Only the lines from the start of the data below through the line that contains "(title) at (268.7,11.5)" are to be copied, exactly and without pictures.

==== AVAILABLE DATA ====

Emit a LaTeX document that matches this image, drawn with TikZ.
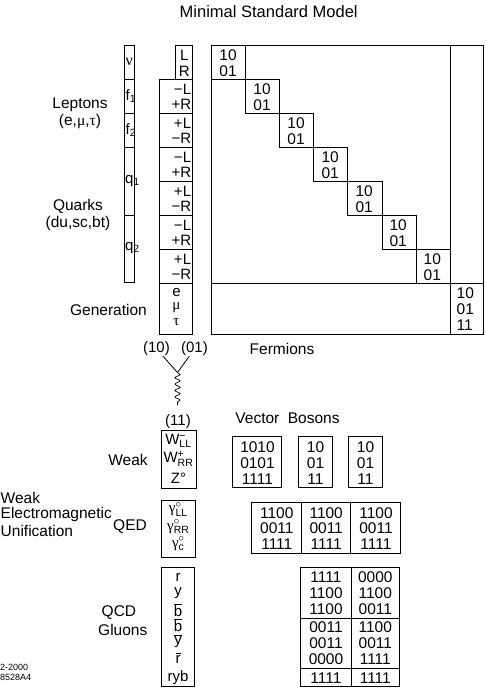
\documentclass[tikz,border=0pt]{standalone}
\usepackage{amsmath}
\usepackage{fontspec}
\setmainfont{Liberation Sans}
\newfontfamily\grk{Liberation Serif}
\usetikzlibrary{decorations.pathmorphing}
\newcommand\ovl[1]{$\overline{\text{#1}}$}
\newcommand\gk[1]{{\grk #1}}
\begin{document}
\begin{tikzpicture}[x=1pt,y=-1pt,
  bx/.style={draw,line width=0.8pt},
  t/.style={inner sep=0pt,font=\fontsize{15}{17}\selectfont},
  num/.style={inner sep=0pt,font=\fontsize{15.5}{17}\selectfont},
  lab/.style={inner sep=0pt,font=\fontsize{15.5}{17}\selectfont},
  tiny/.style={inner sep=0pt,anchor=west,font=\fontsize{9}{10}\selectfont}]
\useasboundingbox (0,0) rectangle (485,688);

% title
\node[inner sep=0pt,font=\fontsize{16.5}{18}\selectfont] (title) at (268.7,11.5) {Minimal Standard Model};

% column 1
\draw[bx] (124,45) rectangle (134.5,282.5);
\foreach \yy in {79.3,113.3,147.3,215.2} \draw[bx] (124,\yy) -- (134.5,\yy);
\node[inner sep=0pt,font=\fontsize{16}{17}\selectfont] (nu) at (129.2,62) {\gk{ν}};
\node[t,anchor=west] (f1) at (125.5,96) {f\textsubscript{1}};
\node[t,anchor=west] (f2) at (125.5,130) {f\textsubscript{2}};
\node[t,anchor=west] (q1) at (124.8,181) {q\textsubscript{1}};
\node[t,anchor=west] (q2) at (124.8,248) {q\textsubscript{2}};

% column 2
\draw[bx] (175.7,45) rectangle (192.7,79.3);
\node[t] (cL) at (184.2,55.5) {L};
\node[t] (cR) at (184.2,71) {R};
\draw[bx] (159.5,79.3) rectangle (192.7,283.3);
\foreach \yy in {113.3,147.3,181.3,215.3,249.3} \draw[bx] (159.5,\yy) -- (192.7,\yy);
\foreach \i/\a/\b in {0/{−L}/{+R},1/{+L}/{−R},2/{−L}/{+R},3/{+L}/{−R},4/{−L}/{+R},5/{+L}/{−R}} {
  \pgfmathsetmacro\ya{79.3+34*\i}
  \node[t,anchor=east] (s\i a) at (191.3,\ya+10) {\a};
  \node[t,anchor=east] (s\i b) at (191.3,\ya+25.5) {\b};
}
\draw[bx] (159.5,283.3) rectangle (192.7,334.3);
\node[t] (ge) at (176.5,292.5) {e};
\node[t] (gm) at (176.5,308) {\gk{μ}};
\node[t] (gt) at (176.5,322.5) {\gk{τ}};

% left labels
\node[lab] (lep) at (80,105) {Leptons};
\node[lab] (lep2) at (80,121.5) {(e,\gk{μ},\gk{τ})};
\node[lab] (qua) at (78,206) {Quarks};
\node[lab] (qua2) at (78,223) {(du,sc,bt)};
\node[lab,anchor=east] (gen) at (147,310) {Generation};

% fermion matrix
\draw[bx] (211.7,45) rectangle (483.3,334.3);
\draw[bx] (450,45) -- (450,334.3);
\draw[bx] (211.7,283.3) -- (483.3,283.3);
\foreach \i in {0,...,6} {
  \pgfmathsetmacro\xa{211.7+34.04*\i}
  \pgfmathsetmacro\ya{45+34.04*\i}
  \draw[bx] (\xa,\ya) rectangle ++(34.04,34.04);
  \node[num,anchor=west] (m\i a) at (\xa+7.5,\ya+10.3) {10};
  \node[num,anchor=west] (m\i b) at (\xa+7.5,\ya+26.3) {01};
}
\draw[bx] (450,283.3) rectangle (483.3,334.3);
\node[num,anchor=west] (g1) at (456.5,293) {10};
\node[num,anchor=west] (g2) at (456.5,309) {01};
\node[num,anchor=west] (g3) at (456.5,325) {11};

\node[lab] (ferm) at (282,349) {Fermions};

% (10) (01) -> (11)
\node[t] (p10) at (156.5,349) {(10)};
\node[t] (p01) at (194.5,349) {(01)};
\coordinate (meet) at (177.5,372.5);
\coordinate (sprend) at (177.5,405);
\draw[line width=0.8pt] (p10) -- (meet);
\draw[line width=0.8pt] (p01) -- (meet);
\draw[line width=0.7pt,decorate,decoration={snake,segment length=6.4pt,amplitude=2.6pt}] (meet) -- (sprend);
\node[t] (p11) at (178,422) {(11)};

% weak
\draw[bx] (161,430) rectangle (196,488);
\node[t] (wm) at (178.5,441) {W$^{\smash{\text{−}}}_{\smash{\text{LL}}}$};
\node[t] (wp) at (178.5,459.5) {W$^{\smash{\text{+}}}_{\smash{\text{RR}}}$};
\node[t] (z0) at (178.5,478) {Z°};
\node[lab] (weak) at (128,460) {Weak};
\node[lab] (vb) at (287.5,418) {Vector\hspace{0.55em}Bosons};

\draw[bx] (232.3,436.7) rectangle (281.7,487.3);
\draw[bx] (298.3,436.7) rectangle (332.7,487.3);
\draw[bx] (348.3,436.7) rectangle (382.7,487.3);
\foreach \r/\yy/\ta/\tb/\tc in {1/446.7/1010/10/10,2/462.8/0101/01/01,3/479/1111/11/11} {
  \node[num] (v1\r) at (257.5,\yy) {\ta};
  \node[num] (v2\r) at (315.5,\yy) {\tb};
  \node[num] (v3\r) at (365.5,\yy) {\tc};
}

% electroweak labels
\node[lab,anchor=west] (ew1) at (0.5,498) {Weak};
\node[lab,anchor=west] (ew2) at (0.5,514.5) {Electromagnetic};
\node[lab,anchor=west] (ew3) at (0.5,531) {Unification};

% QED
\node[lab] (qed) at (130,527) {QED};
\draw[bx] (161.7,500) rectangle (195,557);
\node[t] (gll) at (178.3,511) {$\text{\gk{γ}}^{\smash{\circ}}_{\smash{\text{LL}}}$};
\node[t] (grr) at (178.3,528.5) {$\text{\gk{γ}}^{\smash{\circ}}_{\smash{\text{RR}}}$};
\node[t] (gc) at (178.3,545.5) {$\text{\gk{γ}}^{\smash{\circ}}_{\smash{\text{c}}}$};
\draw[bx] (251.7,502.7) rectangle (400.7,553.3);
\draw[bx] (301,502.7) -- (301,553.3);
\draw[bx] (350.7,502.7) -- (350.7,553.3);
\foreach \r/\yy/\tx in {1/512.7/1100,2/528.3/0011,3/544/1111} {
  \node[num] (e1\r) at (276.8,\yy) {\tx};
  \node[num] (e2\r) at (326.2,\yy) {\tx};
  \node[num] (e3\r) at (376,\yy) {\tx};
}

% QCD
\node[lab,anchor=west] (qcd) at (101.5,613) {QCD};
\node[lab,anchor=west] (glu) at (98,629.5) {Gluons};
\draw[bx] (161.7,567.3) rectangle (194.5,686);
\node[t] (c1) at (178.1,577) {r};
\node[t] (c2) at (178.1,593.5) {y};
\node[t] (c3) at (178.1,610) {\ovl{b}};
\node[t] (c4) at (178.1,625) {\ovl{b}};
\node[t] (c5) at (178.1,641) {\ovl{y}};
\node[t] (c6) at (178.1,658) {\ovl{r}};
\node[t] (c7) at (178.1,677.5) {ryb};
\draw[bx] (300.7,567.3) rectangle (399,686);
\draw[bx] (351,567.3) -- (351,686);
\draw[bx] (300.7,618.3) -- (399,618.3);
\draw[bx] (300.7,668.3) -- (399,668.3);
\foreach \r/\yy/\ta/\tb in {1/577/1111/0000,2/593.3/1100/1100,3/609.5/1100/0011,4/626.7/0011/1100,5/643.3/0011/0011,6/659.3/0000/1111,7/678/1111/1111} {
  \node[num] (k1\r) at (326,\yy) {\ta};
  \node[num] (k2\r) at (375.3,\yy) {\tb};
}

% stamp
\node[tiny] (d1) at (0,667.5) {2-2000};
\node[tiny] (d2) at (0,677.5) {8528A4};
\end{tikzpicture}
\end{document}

====

• [TASK ANSWER]:
Emit a LaTeX document that matches this image, drawn with TikZ.
\documentclass[tikz,border=0pt]{standalone}
\usepackage{amsmath}
\usepackage{fontspec}
\setmainfont{Liberation Sans}
\newfontfamily\grk{Liberation Serif}
\usetikzlibrary{decorations.pathmorphing}
\newcommand\ovl[1]{$\overline{\text{#1}}$}
\newcommand\gk[1]{{\grk #1}}
\begin{document}
\begin{tikzpicture}[x=1pt,y=-1pt,
  bx/.style={draw,line width=0.8pt},
  t/.style={inner sep=0pt,font=\fontsize{15}{17}\selectfont},
  num/.style={inner sep=0pt,font=\fontsize{15.5}{17}\selectfont},
  lab/.style={inner sep=0pt,font=\fontsize{15.5}{17}\selectfont},
  tiny/.style={inner sep=0pt,anchor=west,font=\fontsize{9}{10}\selectfont}]
\useasboundingbox (0,0) rectangle (485,688);

% title
\node[inner sep=0pt,font=\fontsize{16.5}{18}\selectfont] (title) at (268.7,11.5) {Minimal Standard Model};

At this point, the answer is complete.